Community leaders who support the tax measure include those from local businesses and area chambers of commerce.

"This is our time. We cannot wait" for area school buildings to fall in greater disrepair, local attorney Michelle Anchors told the board.

With help from a district consultant, a list of each school’s greatest capital needs will be presented to the board this spring, Anchors said.

Supporters plan to have the half-penny tax question placed on the Nov. 3 general election ballot.

If approved by a majority of voters, the tax would generate an estimated $20 million annually to benefit the district’s capital needs, such as repairs to school roofs, the replacement of portable classrooms with brick-and-mortar ones, and upgrades to the district’s bus fleet.

Chambers said while the School District has some of the best students, teachers, staff and administrators in the state, "I can’t say that of our schools."

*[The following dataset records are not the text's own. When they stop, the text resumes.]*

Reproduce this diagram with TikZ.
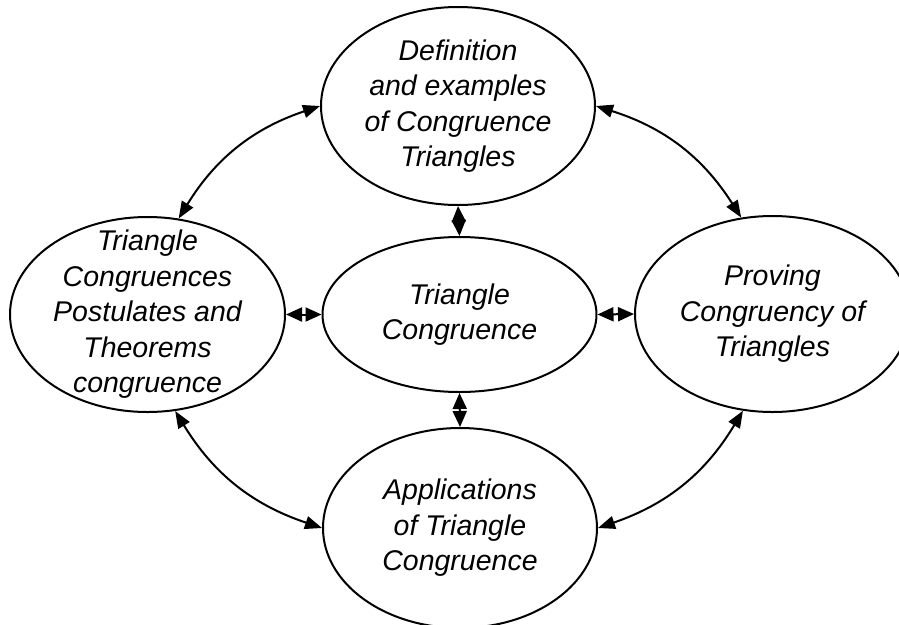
\documentclass[tikz,border=0pt]{standalone}
\usepackage{fontspec}
\setmainfont{Liberation Sans}
\usetikzlibrary{shapes.geometric, arrows.meta}

\tikzset{
    bubble/.style={ellipse, draw, line width=2pt, inner sep=0pt, minimum width=274pt, minimum height=198pt},
    txt/.style={align=center, inner sep=0pt, font=\itshape\fontsize{28.5}{35.5}\selectfont},
    loop link/.style={line width=2pt, {Triangle[length=17pt,width=13pt]}-{Triangle[length=17pt,width=13pt]}, bend left=20},
    hub link/.style={line width=2pt, {Triangle[length=16pt,width=14pt]}-{Triangle[length=16pt,width=14pt]}}
}

\begin{document}
\begin{tikzpicture}[x=1pt, y=-1pt]
    \useasboundingbox (0,0) rectangle (899,624);

    % the five topics
    \node[bubble, label={[txt]center:Definition\\and examples\\of Congruence\\Triangles}] (defn) at (458,106) {};
    \node[bubble, minimum height=155pt, label={[txt]center:Triangle\\Congruence}] (hub) at (459.5,314.5) {};
    \node[bubble, minimum width=275pt, minimum height=195pt, label={[txt]center:Triangle\\Congruences\\Postulates and\\Theorems\\congruence}] (post) at (147.5,314.5) {};
    \node[bubble, minimum width=275pt, minimum height=196pt, label={[txt]center:Proving\\Congruency of\\Triangles}] (prov) at (772.5,314) {};
    \node[bubble, minimum height=200pt, label={[txt]center:Applications\\of Triangle\\Congruence}] (appl) at (460,528) {};

    % curved arrows round the outside
    \draw[loop link] (post.72) to (defn.west);
    \draw[loop link] (defn.east) to (prov.108);
    \draw[loop link] (prov.-107) to (appl.east);
    \draw[loop link] (appl.west) to (post.-74);

    % short arrows to the centre
    \draw[hub link] (defn.south) -- (hub.north);
    \draw[hub link] (hub.south) -- (appl.north);
    \draw[hub link] (post.east) -- (hub.west);
    \draw[hub link] (hub.east) -- (prov.west);
\end{tikzpicture}
\end{document}
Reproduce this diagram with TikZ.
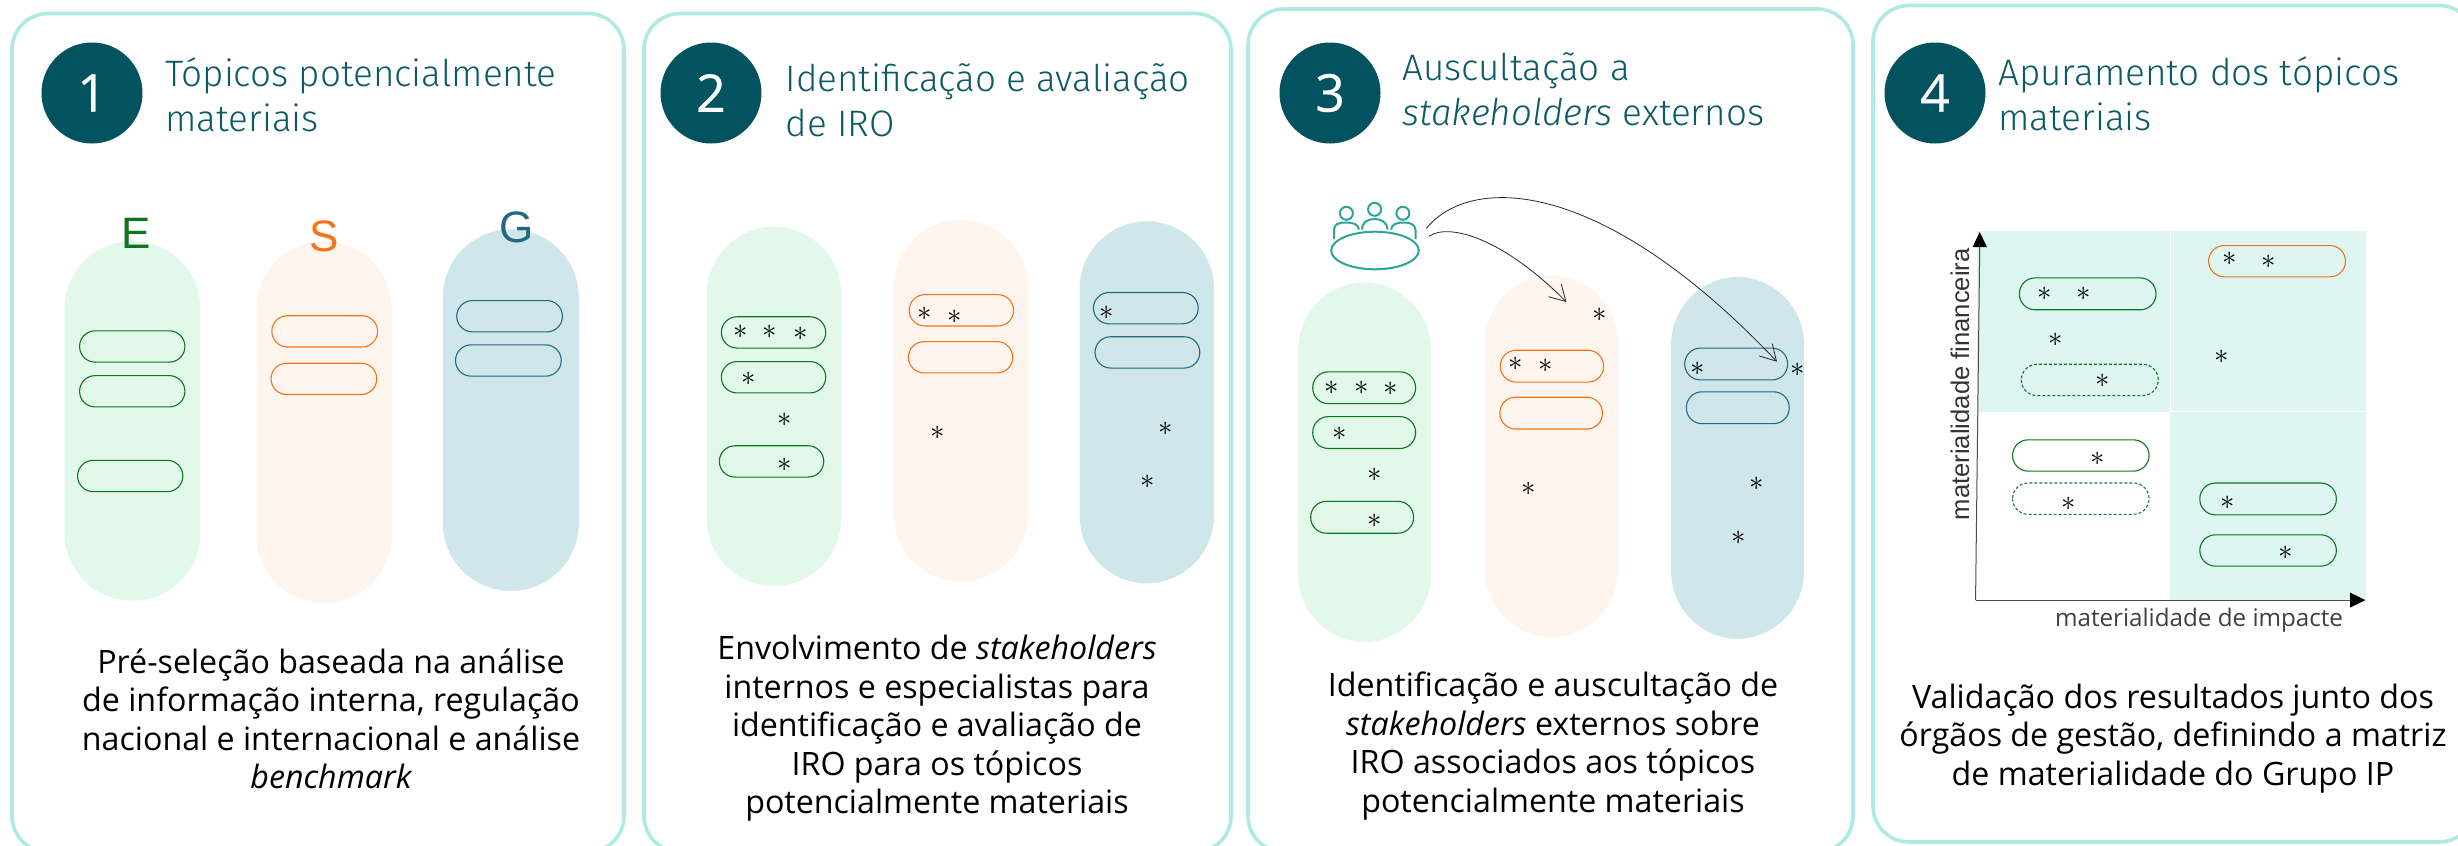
\documentclass[tikz,border=0pt]{standalone}
\usepackage{fontspec}
\usetikzlibrary{arrows.meta}
\setmainfont{Open Sans}
\newfontfamily\ttlfont{Fira Sans Light}
\newfontfamily\armfont{Liberation Sans}
\newfontfamily\numfont[FakeBold=0.5]{Open Sans}
\definecolor{edge}{HTML}{AEEBE2}
\definecolor{deep}{HTML}{02535F}
\definecolor{ttl}{HTML}{0B5A66}
\definecolor{efill}{HTML}{E2F8EA}
\definecolor{sfill}{HTML}{FFF5EF}
\definecolor{gfill}{HTML}{CFE6EA}
\definecolor{eline}{HTML}{0F7420}
\definecolor{sline}{HTML}{F97316}
\definecolor{gline}{HTML}{216A80}
\definecolor{mint}{HTML}{DEF6F1}
\definecolor{people}{HTML}{2BA598}
\tikzset{
  panelbox/.style={draw=edge,line width=1.8pt,fill=white,rounded corners=18pt},
  numdisc/.style={circle,fill=deep,text=white,minimum size=50.5pt,inner sep=0pt,font=\numfont\fontsize{26}{26}\selectfont},
  ttltext/.style={anchor=west,align=left,text=ttl,inner sep=0pt,font=\ttlfont\fontsize{18.4}{22.5}\selectfont},
  bodytext/.style={align=center,text=black,inner sep=0pt,font=\fontsize{16.1}{19.25}\selectfont},
  bigpill/.style={rounded corners=33.9pt},
  smallpill/.style={rounded corners=7.8pt,line width=0.55pt},
  starmark/.style={inner sep=0pt,text=black,font=\Large},
  esg/.style={inner sep=0pt,font=\armfont\fontsize{22}{22}\selectfont},
  thinarrow/.style={draw=black!85,line width=0.4pt,-{Straight Barb[length=7.8pt,width=9pt]}},
  peopleline/.style={draw=people,line width=1pt},
  axisline/.style={draw=black!70,line width=0.5pt},
  axishead/.style={fill=black,draw=none}
}
\newcommand{\stars}[2]{\foreach \xx/\yy [count=\ii] in {#2}{\node[starmark] (#1\ii) at (\xx,\yy) {$\ast$};}}
\newcommand{\spill}[6][]{\draw[smallpill,draw=#2,#1] (#3,#4) rectangle (#5,#6);}
\begin{document}
\begin{tikzpicture}[x=0.5pt,y=-0.5pt]
\useasboundingbox (0,0) rectangle (2458,846);
\clip (0,0) rectangle (2458,846);
\fill[white] (0,0) rectangle (2458,846);
% panels
\draw[panelbox] (12,13.5) rectangle (624,852);
\draw[panelbox] (644,13.5) rectangle (1231,852);
\draw[panelbox] (1248,9) rectangle (1853,852);
\draw[panelbox] (1873,5.5) rectangle (2475,842);
% discs
\node[numdisc] (d1) at (92,93) {1};
\node[numdisc] (d2) at (711,93) {2};
\node[numdisc] (d3) at (1330,93) {3};
\node[numdisc] (d4) at (1935,93) {4};
% titles
\node[ttltext] (t1) at (165,95) {Tópicos potencialmente\\materiais};
\node[ttltext] (t2) at (785.4,100) {Identificação e avaliação\\de IRO};
\node[ttltext] (t3) at (1402,89) {Auscultação a\\{\itshape stakeholders} externos};
\node[ttltext] (t4) at (1998,93.5) {Apuramento dos tópicos\\materiais};
% bodies
\node[bodytext] (b1) at (331,718.6) {Pré-seleção baseada na análise\\de informação interna, regulação\\nacional e internacional e análise\\{\itshape benchmark}};
\node[bodytext] (b2) at (937,728.5) {Envolvimento de {\itshape stakeholders}\\internos e especialistas para\\identificação e avaliação de\\IRO para os tópicos\\potencialmente materiais};
\node[bodytext] (b3) at (1553,746) {Identificação e auscultação de\\{\itshape stakeholders} externos sobre\\IRO associados aos tópicos\\potencialmente materiais};
\node[bodytext] (b4) at (2173,738.5) {Validação dos resultados junto dos\\órgãos de gestão, definindo a matriz\\de materialidade do Grupo IP};
% Panel 1
\begin{scope}[x=0.20408pt,y=-0.26983pt]
\fill[efill,bigpill] (158,447) rectangle (491,1113);
\fill[sfill,bigpill] (628,447) rectangle (960,1117);
\fill[gfill,bigpill] (1085,425) rectangle (1418,1095);
\node[esg,text=eline] (lE) at (334,433) {E};
\node[esg,text=sline] (lS) at (795,438) {S};
\node[esg,text=gline] (lG) at (1265,422) {G};
\spill{eline}{195}{613}{453}{671}
\spill{eline}{195}{696}{453}{754}
\spill{eline}{190}{853}{448}{911}
\spill{sline}{666}{585}{925}{643}
\spill{sline}{664}{673}{923}{731}
\spill{gline}{1119}{557}{1378}{615}
\spill{gline}{1116}{639}{1375}{697}
\end{scope}
% Panel 2
\begin{scope}[shift={(630,0)},x=0.19771pt,y=-0.26983pt]
\fill[efill,bigpill] (194,420) rectangle (534,1086);
\fill[sfill,bigpill] (667,407) rectangle (1007,1078);
\fill[gfill,bigpill] (1137,410) rectangle (1477,1081);
\spill{eline}{231}{587}{495}{645}
\spill{eline}{231}{670}{495}{728}
\spill{eline}{226}{826}{490}{884}
\spill{sline}{706}{546}{970}{604}
\spill{sline}{704}{633}{968}{691}
\spill{gline}{1172}{542}{1437}{600}
\spill{gline}{1176}{624}{1441}{682}
\stars{pb}{279/615,354/615,431/619,301/702,391/778,391/862,746/581,822/587,777/802,1206/579,1355/795,1310/893}
\end{scope}
% Panel 3
\begin{scope}[shift={(1240,0)},x=0.20088pt,y=-0.26983pt]
\fill[efill,bigpill] (145,523) rectangle (475,1190);
\fill[sfill,bigpill] (610,510) rectangle (941,1181);
\fill[gfill,bigpill] (1073,513) rectangle (1404,1184);
\spill{eline}{181}{689}{437}{748}
\spill{eline}{181}{772}{437}{831}
\spill{eline}{176}{929}{432}{988}
\spill{sline}{648}{649}{905}{708}
\spill{sline}{647}{736}{902}{795}
\spill{gline}{1107}{645}{1363}{704}
\spill{gline}{1111}{726}{1367}{785}
\stars{pc}{228/718,302/718,375/721,249/804,336/880,336/965,895/584,687/674,761/678,718/906,1140/683,1389/685,1285/896,1241/996}
\end{scope}
% people icon
\draw[peopleline] (1375,250.5) ellipse [x radius=43.8,y radius=18.8];
\draw[peopleline] (1346.4,213.3) circle [radius=6.5];
\draw[peopleline] (1374.6,209.3) circle [radius=6.5];
\draw[peopleline] (1402.9,213.3) circle [radius=6.5];
\draw[peopleline] (1334,239) -- (1334,230) .. controls (1334,224) and (1339,222.5) .. (1346,222.5) .. controls (1353,222.5) and (1358,224) .. (1359,229.5);
\draw[peopleline] (1362,229.5) .. controls (1362,222) and (1368,219) .. (1374.6,219) .. controls (1381,219) and (1387,222) .. (1387.5,229.5);
\draw[peopleline] (1391,229.5) .. controls (1392,224) and (1397,222.5) .. (1403,222.5) .. controls (1410,222.5) and (1415,224) .. (1415.5,230) -- (1415.5,239);
% arrows
\coordinate (upS) at (1426.4,228.3);
\coordinate (upE) at (1777,361.7);
\coordinate (loS) at (1429,236.3);
\coordinate (loE) at (1566.4,302);
\draw[thinarrow] (upS) .. controls (1470,175) and (1600,175) .. (upE);
\draw[thinarrow] (loS) .. controls (1450,222) and (1505,240) .. (loE);
% Panel 4
\begin{scope}[shift={(1860,0)},x=0.19069pt,y=-0.26983pt]
\fill[mint] (308,428) rectangle (813,763);
\fill[mint] (815,428) rectangle (1327,761);
\fill[mint] (813,763) rectangle (1327,1112);
\coordinate (org) at (303,1112);
\coordinate (ytip) at (314,450);
\coordinate (xtip) at (1300,1112);
\draw[axisline] (org) -- (ytip);
\draw[axisline] (org) -- (xtip);
\fill[axishead] (314,430) -- (333,458) -- (295,458) -- cycle;
\fill[axishead] (1325,1112) -- (1285,1098) -- (1285,1126) -- cycle;
\spill{eline}{418}{515}{776}{574}
\spill{sline}{914}{455}{1273}{513}
\spill[dashed,dash pattern=on 1.5pt off 1pt]{eline}{423}{675}{782}{733}
\spill{eline}{400}{815}{758}{873}
\spill[dashed,dash pattern=on 1.5pt off 1pt]{gline}{400}{895}{758}{953}
\spill{eline}{891}{895}{1249}{954}
\spill{eline}{891}{991}{1249}{1049}
\stars{pd}{483/544,586/544,513/629,636/705,969/480,1072/485,948/662,624/850,546/933,964/932,1116/1024}
\node[rotate=90,inner sep=0pt,text=black!80,font=\armfont\fontsize{12.8}{12.8}\selectfont] (yl) at (262,712) {materialidade financeira};
\node[inner sep=0pt,text=black!75,font=\fontsize{12.1}{12.1}\selectfont] (xl) at (889,1150) {materialidade de impacte};
\end{scope}
\end{tikzpicture}
\end{document}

Kelley said a great example of the need for the potential half-cent sales tax revenue rose up earlier Monday at a nearby school. There, a teacher had to use an umbrella to keep rain from falling through the leaking roof onto her computer and desk, Kelley said.

"I’ve had the umbrella incident in my classroom," noted Evanchyk, who was a teacher for 38 years.

In 2017, a half-cent sales tax initiative started by local business leaders failed to gain traction because of various investigations of the School District when it was led by former Superintendent Mary Beth Jackson.